ISLAMABAD: Pakistan’s foreign office said on Wednesday an Indian convicted of spying and sentenced to death by a Pakistani military court had refused to file a review petition against the verdict.
Kulbhushan Jadhav was arrested in March 2016 in Pakistan’s southwestern province of Baluchistan, the site of a long-running conflict between security forces and separatists. He was convicted of planning espionage and sabotage and sentenced to death.
India says Jadhav is innocent. Last year the World Court ordered Pakistan to review the death penalty for Jadhav.
“On June 17, 2020 commander Jadhav was invited to file a petition for review and reconsideration of his sentence and conviction,” Pakistan’s director general for South Asia at the foreign office Zahid Hafeez said in a joint press conference with Additional Attorney General Ahmad Irfan.
“Pakistan also offered to assist in legal representation for Jadhav. Exercising his legal rights, commander Jadhav refused to file a petition for review and reconsideration of his sentence.

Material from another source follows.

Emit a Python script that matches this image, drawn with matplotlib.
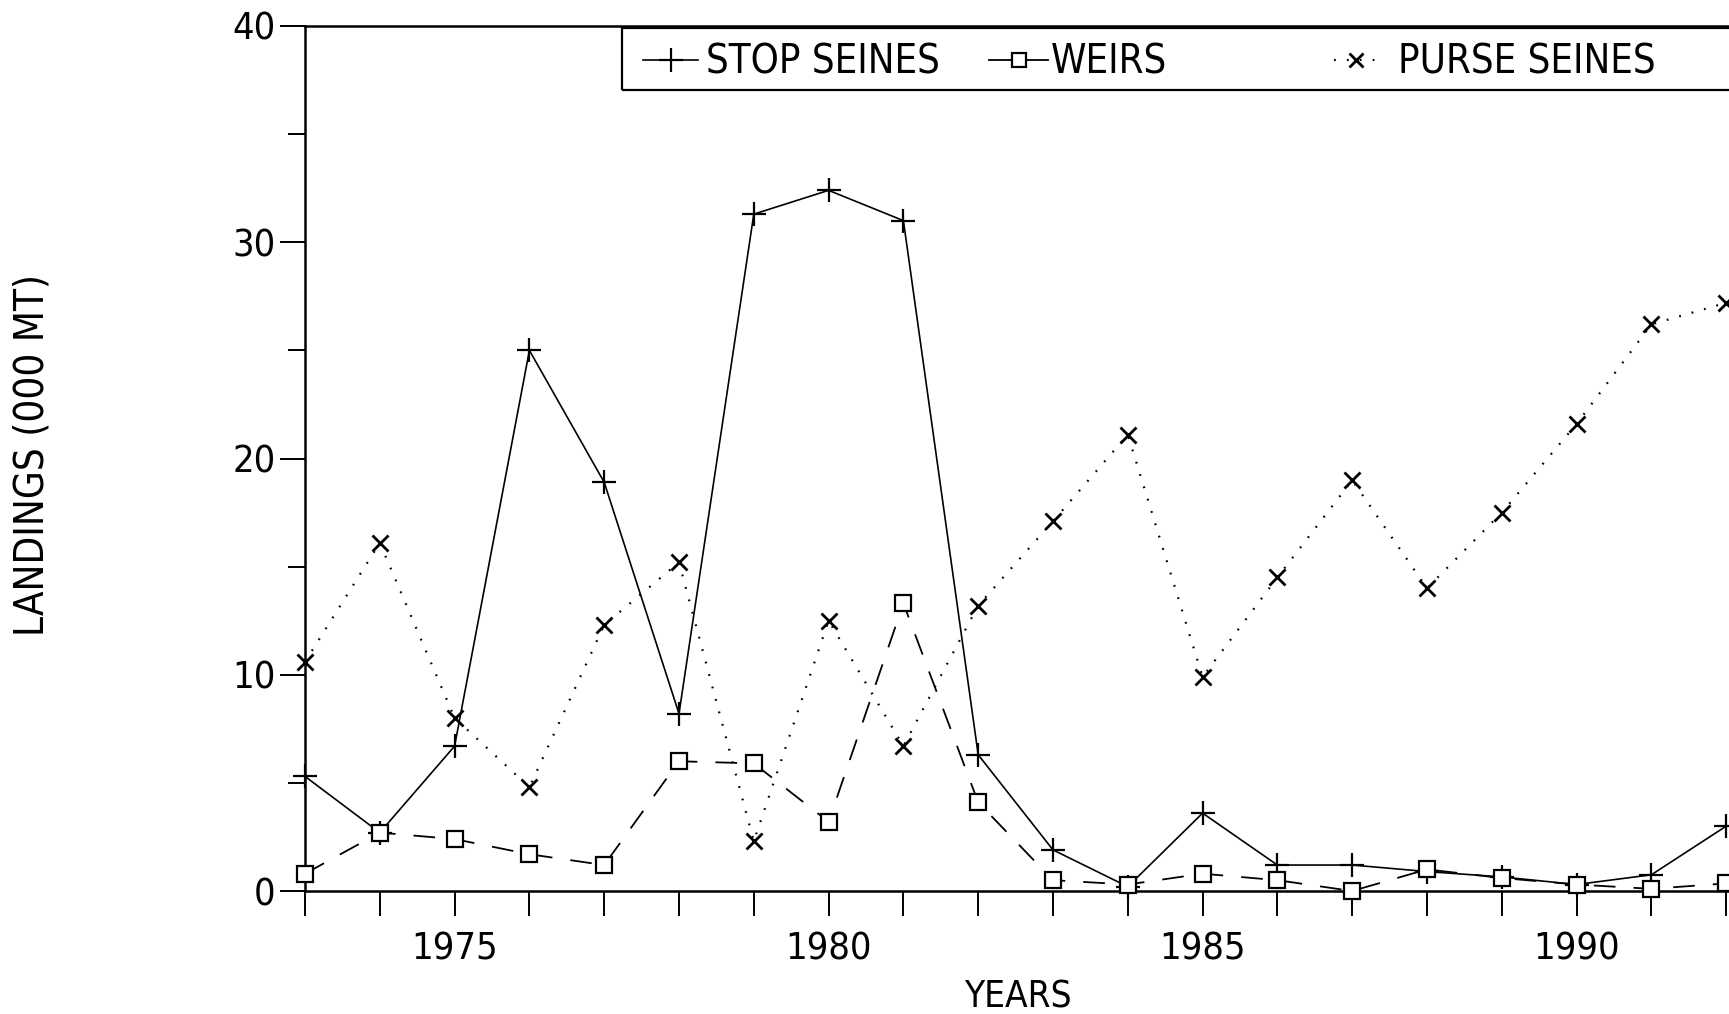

He instead referred to follow up on his pending mercy petition.” Hafeez said.
He said that Pakistan had repeatedly written to the Indian high commission, inviting it to file a petition at the Islamabad High Court against the death penalty for Jadhav, adding that he hoped India would cooperate with the courts in Pakistan.
Hafeez also said Pakistan had offered consular access to Jadhav for a second time and a meeting with his wife and father.
In 2017, Pakistan allowed Jadhav’s wife and mother to visit him, eight months after he was sentenced to death.
Pakistan authorities say Jadhav confessed to being ordered by India’s intelligence service to conduct espionage and sabotage in Balochistan, a province at the centre of a $60 billion Chinese-backed “Belt and Road” development project.
In a transcript released by Pakistan of what it says is Jadhav’s confession, the former naval officer says disrupting the Chinese-funded projects was a main goal of his activities.